WHAT TO PRODUCE - Find the lines that hold "with". Report only how many there are.

SUPPLIED RECORDS -
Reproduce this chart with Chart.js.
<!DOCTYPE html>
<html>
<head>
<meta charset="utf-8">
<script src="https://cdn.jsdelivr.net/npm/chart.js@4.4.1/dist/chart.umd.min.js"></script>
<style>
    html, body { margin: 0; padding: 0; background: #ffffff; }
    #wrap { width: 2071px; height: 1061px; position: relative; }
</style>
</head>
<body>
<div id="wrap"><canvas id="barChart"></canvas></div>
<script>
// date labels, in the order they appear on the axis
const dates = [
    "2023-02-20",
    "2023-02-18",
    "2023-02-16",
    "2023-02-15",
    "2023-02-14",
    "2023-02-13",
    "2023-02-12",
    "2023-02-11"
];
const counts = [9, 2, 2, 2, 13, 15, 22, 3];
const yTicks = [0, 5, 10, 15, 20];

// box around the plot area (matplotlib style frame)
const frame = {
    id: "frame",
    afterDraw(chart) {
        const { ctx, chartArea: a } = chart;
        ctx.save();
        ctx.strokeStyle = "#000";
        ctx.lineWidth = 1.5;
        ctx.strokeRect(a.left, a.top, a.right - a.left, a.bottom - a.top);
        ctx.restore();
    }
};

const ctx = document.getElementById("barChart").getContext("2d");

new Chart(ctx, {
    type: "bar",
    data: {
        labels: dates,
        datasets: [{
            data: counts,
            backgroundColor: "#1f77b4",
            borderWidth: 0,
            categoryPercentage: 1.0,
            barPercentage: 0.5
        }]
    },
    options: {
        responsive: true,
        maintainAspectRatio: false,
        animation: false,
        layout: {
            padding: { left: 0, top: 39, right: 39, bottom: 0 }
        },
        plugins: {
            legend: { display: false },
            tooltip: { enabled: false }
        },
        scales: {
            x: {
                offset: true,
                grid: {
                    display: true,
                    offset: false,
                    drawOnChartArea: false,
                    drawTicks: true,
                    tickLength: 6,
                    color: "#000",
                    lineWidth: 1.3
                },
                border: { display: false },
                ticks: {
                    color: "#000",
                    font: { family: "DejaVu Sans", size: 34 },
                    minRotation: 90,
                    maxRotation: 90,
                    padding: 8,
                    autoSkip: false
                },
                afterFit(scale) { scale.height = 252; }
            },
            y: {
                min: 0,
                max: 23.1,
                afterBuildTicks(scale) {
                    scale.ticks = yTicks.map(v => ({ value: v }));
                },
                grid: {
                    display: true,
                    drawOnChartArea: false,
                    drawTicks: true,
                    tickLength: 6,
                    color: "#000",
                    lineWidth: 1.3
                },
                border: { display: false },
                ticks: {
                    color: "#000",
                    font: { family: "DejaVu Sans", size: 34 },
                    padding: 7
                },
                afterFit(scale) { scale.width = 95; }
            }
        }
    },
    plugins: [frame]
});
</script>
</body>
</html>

--

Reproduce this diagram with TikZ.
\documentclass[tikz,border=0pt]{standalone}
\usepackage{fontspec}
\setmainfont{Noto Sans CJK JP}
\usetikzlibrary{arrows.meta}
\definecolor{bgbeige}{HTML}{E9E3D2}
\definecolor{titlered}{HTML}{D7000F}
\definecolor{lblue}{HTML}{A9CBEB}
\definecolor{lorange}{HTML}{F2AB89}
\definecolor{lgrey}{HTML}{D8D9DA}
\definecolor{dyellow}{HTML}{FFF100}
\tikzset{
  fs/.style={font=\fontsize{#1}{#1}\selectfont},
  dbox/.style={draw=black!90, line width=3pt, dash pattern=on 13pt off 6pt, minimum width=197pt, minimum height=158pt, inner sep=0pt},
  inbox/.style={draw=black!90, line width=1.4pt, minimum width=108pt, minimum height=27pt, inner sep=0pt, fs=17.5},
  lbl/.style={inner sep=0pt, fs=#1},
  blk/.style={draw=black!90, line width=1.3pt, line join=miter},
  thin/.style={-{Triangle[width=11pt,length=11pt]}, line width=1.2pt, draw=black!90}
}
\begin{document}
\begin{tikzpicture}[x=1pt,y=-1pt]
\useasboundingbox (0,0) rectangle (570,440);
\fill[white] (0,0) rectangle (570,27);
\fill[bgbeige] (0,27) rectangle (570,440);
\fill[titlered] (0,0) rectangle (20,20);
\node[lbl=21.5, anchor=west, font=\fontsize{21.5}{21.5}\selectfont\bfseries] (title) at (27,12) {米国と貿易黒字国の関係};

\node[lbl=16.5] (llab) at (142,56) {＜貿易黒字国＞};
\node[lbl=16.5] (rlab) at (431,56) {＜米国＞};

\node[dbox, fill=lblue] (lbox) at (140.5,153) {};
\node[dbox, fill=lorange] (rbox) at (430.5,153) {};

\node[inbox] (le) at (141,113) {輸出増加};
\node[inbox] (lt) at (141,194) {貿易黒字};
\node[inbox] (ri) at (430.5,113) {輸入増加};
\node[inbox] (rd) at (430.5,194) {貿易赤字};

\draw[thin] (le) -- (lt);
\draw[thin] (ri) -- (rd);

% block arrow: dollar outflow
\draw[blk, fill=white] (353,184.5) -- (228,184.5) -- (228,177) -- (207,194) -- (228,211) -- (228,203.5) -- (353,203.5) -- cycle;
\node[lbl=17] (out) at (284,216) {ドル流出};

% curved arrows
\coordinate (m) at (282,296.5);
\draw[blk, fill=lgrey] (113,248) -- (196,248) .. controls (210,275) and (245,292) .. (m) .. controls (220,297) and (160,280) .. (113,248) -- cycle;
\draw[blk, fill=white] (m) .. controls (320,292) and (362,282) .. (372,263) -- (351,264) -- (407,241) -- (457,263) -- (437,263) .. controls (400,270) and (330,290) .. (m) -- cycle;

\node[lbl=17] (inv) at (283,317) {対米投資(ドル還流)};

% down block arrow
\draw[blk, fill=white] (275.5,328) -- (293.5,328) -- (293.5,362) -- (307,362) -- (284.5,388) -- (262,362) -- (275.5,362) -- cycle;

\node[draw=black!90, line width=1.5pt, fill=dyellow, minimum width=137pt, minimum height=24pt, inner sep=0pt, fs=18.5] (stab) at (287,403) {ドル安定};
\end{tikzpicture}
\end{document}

RESPONSE TO THE TASK - 2